Après la signature de l'armistice, c'est la libération des camps.
Près de deux millions de soldats français ont été capturés dans la débâcle de mai-juin 1940. Ils sont encore près d'un million à rentrer en 1945, après cinq ans passés en terre ennemie.
retour de prisonniers gare de l'est
Pendant cinq ans, ils ont compté les jours, les mois et les années vécues loin de leurs familles et de leur pays.
La France où les prisonniers de guerre reviennent en 1945 est bien différente de celle qu'ils ont quitté en 1940.
Malgré la joie du retour, les retrouvailles sont parfois difficiles avec un pays si éloigné de celui qu'ils avaient laissé et dont ils ont rêvé pendant leur captivité, et dans lequel il faut réapprendre à vivre.
retour de prisonniers
Dès les premières villes traversées, ils découvrent une France marquée par les misères de la guerre, les destructions, la pénurie.Ils sont surpris de trouver des boutiques si mal achalandées et des tickets pour se procurer des produits rationnés.
Le premier contact avec la France est source de déceptions : impression d'indifférence, impatience devant les opérations administratives nécessaires à la démobilisation.
Un ancien prisonnier résume bien l'ensemble des déceptions des rapatriés : "je suis très déçu, voir écoeuré, de constater la mentalité actuelle des gens. Chacun ne pense qu'à soi. Depuis ma rentrée, je ne fais que courir de tous côtés, renvoyé de bureau en bureau, et toujours accueilli de façon décevante."
Le retour au foyer est à la fois joie et découverte d'autres effets, passagers ou durables, de la captivité.
La aussi, pendant cinq ans, on a vécu sans eux, même si l'image de l'absent était soigneusement entretenue. La vie a continué.
On trouve malheureusement des drames de séparations définitives d'avec une fiancée, voir d'une épouse.
Même dans les couples restés unis, il fallait "se réhabituer".
Les pères découvrent des enfants grandis sans eux et qui les accueillent comme des étrangers.
(Environ la moitié des prisonniers de guerre était marié, un quart d'entre eux était père de famille)
Cinq années de séparations ont aussi été marquées de deuils.
La reprise des activités se fait sans trop de peine pour les paysans revenus à la ferme familiale, pour les artisans si leur atelier n'a pas périclité en leur absence. Elle est plus longue et difficile pour les salariés, qui ont été remplacés, et malgré les lois qui prescrivent leur réemploi en priorité.
La santé de beaucoup est altérée par les séquelles de longues privations, de mauvaise nourriture ou d'absences de soins appropriés. Certains, plus gravement atteints, devront même se soigner dans des centres avant de reprendre une vie normale et le travail.

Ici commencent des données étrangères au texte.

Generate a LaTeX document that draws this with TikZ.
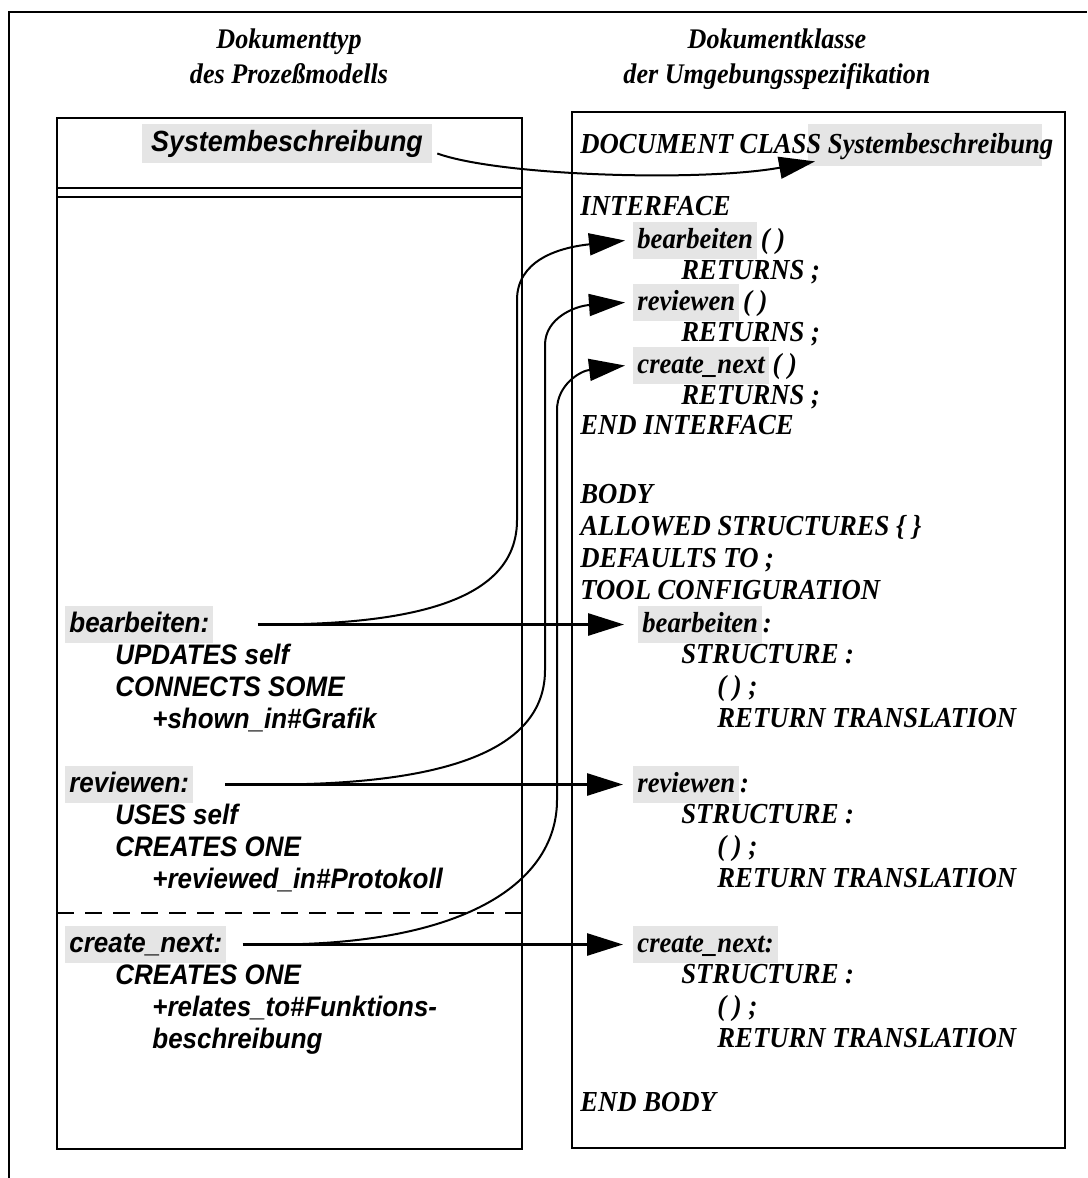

Enfin, ces soldats souffrent d'une mauvaise image.
La France célèbre entre autres les héros de la résistance. Mais l'image des captifs de l'an 40 reste, jusque dans leur propre esprit, associé à la débâcle subie cinq ans plus tôt. Ils symbolisent la défaite, l'origine de l'occupation.
Ils ont souvent été les mal-aimés de la libération. Leur parole a été discrète et leur écoute rare. Ils sont les oubliés de la mémoire collective.
Encore aujourd'hui, les documentaires, articles, livres sur la guerre ne parlent quasiment jamais d'eux, ou de façon très succinte.
J'ai encore pu le vérifier il y a un mois, en juin 2010, où on commémorait les soixante-dix ans de la débâcle, et où on n'a parlé que de l'appel du 18 juin et des héros qui ont suivi le Général de Gaulle.
Leur histoire reste dans l'ombre. Souvent, ils se sont enfermés dans le silence, ne parlant pas de cette époque. Pourtant, ils se sont battus en première ligne en 1940, et se sont rendus sous les ordres du gouvernement, et l'épreuve de la captivité a été aussi douloureuse, privés de leur famille, de leur jeunesse, loin de leur pays, ne sachant pas quand ils reviendraient.
Que ce blog et tous les autres blogs, sites et forums que j'ai pu trouver dans mes recherches puissent leur rendre hommage.